* Given entries *
#####

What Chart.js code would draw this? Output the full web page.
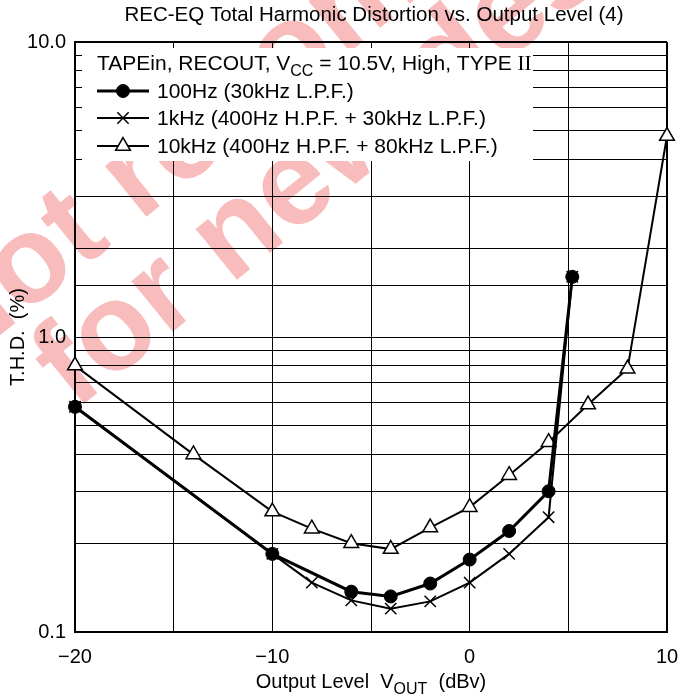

#####

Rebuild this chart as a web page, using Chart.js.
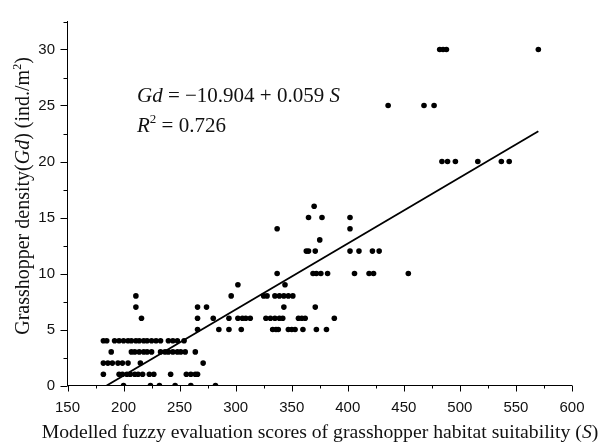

#####

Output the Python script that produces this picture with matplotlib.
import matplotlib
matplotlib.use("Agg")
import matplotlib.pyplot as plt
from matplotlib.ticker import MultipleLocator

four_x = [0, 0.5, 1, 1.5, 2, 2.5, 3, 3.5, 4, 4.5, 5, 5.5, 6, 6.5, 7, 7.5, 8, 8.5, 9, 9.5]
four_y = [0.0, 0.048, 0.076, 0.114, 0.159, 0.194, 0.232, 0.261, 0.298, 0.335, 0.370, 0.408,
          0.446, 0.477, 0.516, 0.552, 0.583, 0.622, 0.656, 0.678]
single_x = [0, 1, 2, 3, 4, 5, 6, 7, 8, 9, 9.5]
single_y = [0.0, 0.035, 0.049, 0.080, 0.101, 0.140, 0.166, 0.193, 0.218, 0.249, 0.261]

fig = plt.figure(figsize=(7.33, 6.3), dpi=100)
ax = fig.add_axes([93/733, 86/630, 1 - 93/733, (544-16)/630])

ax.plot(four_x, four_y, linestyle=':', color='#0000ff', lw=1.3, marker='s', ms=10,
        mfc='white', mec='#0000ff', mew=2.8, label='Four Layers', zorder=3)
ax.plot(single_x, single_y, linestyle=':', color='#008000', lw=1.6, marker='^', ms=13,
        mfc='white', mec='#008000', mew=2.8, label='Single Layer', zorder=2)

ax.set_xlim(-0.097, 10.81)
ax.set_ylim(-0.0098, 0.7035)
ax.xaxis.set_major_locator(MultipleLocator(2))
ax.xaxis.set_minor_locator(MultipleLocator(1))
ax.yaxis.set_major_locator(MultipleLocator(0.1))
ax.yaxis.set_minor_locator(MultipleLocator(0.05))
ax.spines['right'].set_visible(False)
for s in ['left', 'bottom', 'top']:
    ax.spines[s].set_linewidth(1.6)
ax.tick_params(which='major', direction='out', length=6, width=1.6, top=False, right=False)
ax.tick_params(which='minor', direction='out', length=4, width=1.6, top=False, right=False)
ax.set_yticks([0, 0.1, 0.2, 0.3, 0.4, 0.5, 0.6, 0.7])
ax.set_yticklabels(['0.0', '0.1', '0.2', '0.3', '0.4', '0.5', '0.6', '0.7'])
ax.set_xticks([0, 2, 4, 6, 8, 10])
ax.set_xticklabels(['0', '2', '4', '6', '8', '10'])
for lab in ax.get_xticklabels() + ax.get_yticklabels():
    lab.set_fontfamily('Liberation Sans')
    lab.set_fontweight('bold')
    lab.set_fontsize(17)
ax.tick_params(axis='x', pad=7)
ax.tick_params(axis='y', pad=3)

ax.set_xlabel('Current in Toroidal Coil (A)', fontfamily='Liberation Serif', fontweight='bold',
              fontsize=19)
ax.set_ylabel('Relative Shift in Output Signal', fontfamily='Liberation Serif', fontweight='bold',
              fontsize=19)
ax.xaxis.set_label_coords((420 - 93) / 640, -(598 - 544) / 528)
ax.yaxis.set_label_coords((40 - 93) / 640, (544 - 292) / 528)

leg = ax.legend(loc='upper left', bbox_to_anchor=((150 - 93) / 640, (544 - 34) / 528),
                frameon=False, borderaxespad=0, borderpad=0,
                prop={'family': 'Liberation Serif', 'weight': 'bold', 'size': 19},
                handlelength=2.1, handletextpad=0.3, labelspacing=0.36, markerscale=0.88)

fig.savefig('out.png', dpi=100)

#####

* What is asked *
Output the lines of the records above exactly as they appear, from the line containing "Output the Python" through the line containing "from matplotlib.ticker import MultipleLocator".

* The completed task *
Output the Python script that produces this picture with matplotlib.
import matplotlib
matplotlib.use("Agg")
import matplotlib.pyplot as plt
from matplotlib.ticker import MultipleLocator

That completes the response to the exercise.